Why Do Good Employees Leave?

This analysis looks what which employees with a high evaluation score will leave the company. The dataset was taken from Kaggle, which is located here. The dataset does not need any Data Munging, so this analysis will cover Data Analysis on what features contribute to good employees leaving.

Overall analysis of employees that Leave

It is found that most employees tend to leave around year 3 and decrease with each year, with bulk of employees leaving around years 3 to 5. Evaluating the distribution of average monthly hours worked by employees that worked there between 3 and 5 years, we see two clusters. One that worked less than 160 hours and one that worked over 225 hours. Thus, either the employee was underworked or overworked. The median satisfaction level for this group was 0.4, and the last evalation score was 0.52 (median). If this group was purely working less than 160 hours a month, one could surmise that they did not work as much and thus got a low evaluation score, but there is a group that worked more than 225 hours a month (45 hours a week or more) and got a low evaluation score. One would need to understand the metrics behind evaluations to understand what is driving the data. Surely, these group of people are not satisfied with their jobs and decided to leave or were forced out.

Evaluating why good employees leave

Among those employees that left, 25% of the population got 0.52 on their evaluation. Half the population got 0.79 on their evaluation. The mean evaluation is 0.71. Employees with evaluation scores above 0.71 resulted in a count of 7606. Among those, the employees that left were 1893. This is about 25% of the employees.

Analyzing the relationship between salary and employees leaving, majority were low/medium salary. About 98% of the employees that left were low/medium salary while 92% of all employees were in this category.

Monthly Hours of employees that left

Monthly Hours of employees that stayed

The histogram (above) average monthly hours for employees that left show that they generally worked more than 200 hours (45 hours a week). Histogram for average monthly hours for employees that stayed show that there was a uniform distribution for hours worked between 125 and 225 hours. So not only do employees that left get paid low/medium salary, they also on average worked 50 hours more than employees that stayed.

Analyzing salary and whether an employee has been promoted in the last 5 years, results show (below) that 99% of employees that left, were not promoted in the last 5 years, even with an evaluation of 0.71 and higher. Bulk of those employees were low and medium salaries. Looking at the satisfaction level , the satisfaction was lower for by at least 20% for employees that were not promoted in the last 5 years.

salary

salary_notpromoted

salary_satisfaction

Thus, employees with at least 0.71 evaluation rating and not promoted in the last 5 years resulted in them leaving, probably to find greener pastures.

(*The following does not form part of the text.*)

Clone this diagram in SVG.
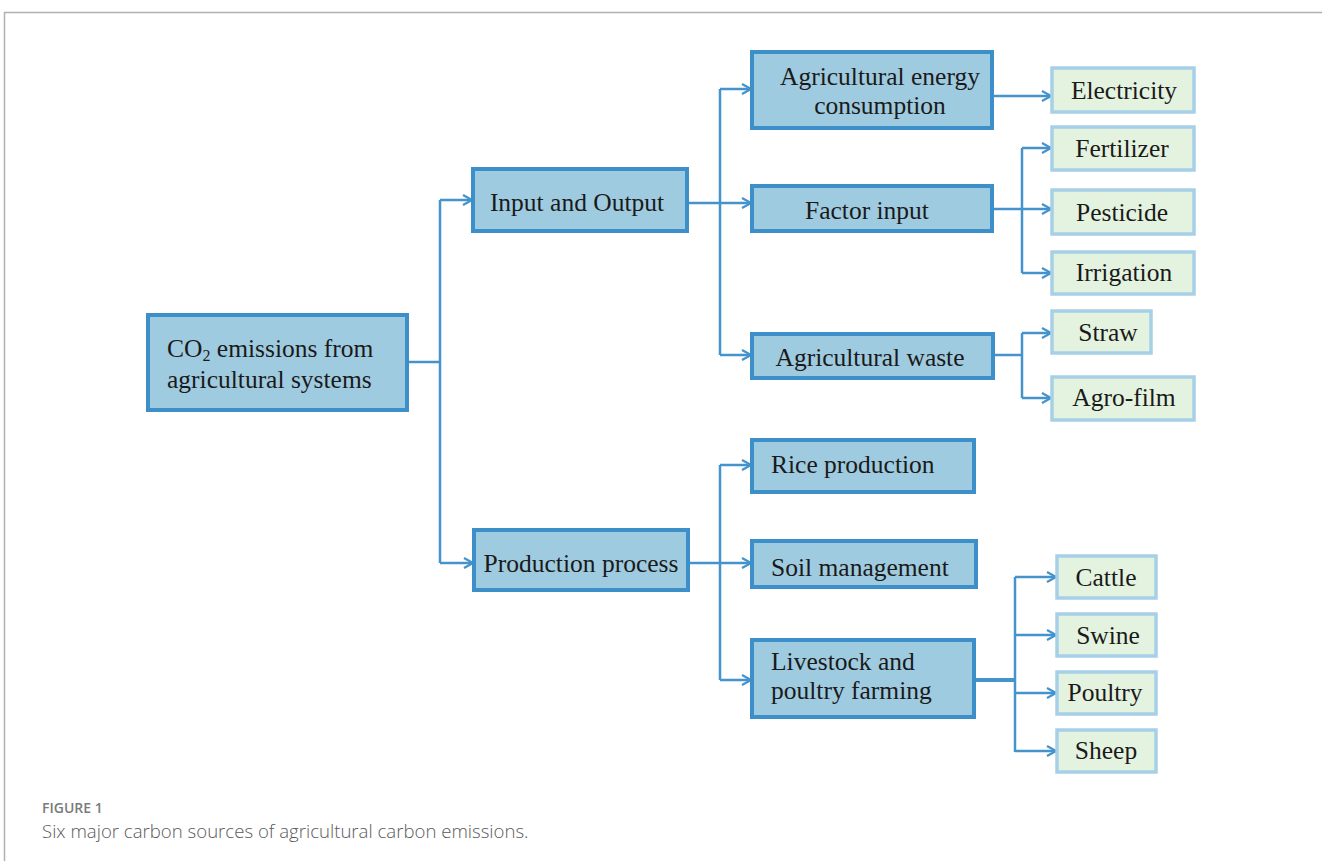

Predicting Employees that Left (Classification)

Hypothesis is that employees above 0.71 that have not been promoted will leave the company. Fortunately most of the left column matches up with this, so Using Random Forest/Extra Trees, there is no need for scaling of the data.

features used: After including all features in the Random Forest model, salary, promoted, work accident, sales were not significant features and thus ommitted. Features used in this analysis are:

  • satisfaction level
  • number of projects
  • average monthly hours
  • time spent with the company

Random Forest

Random Forest has the highest accuracy, with 9 having Type I error and 17 having Type II error.

random forest

feature importance

Extra Trees

Extra Trees has a higher Type I error and the same Type II error as Random Forest. Although overall accuracy is 0.001 less than Random Forest.

extra trees

Gradient Boosting

Gradient Boosting has the lowest Type II error of all three, though the accuracy score is .01 lower than Random Forest model.

gradient boosting

Classification Model Conclusion

If lowest Type II error is the goal (ensuring that model predicted that the employee stayed, but the employee left), then Gradient Boosting Model is the best one, even though accuracy is lower. Since the accuracy is 0.01 lower, that is pretty negligible.

Predicting Satisfaction Level (Regression)

Instead of predicting which employees left, let’s see if we can predict the satisfaction level of the employee. Ultimately that should be the goal, happy employees will perform better and stay. This will be tackled later.

Conclusion

In determining why employees leave, the obvious reason is that their last evaluation score was low, below 0.5, which was about 25% of the sample. The question is, why do good employees leave? From data analysis is that for employees that scored at least 0.71 on their evaluation, 99% of the employees that left did not receive a promotion in last 5 years.

From prediction, Random Forest, Extra Trees, and Gradient Boosting all had high accuracy. For the highest accuracy Random Forest did the best, and for lowest Type II error, Gradient Boosting was the best. That being said the difference between all three is minimal.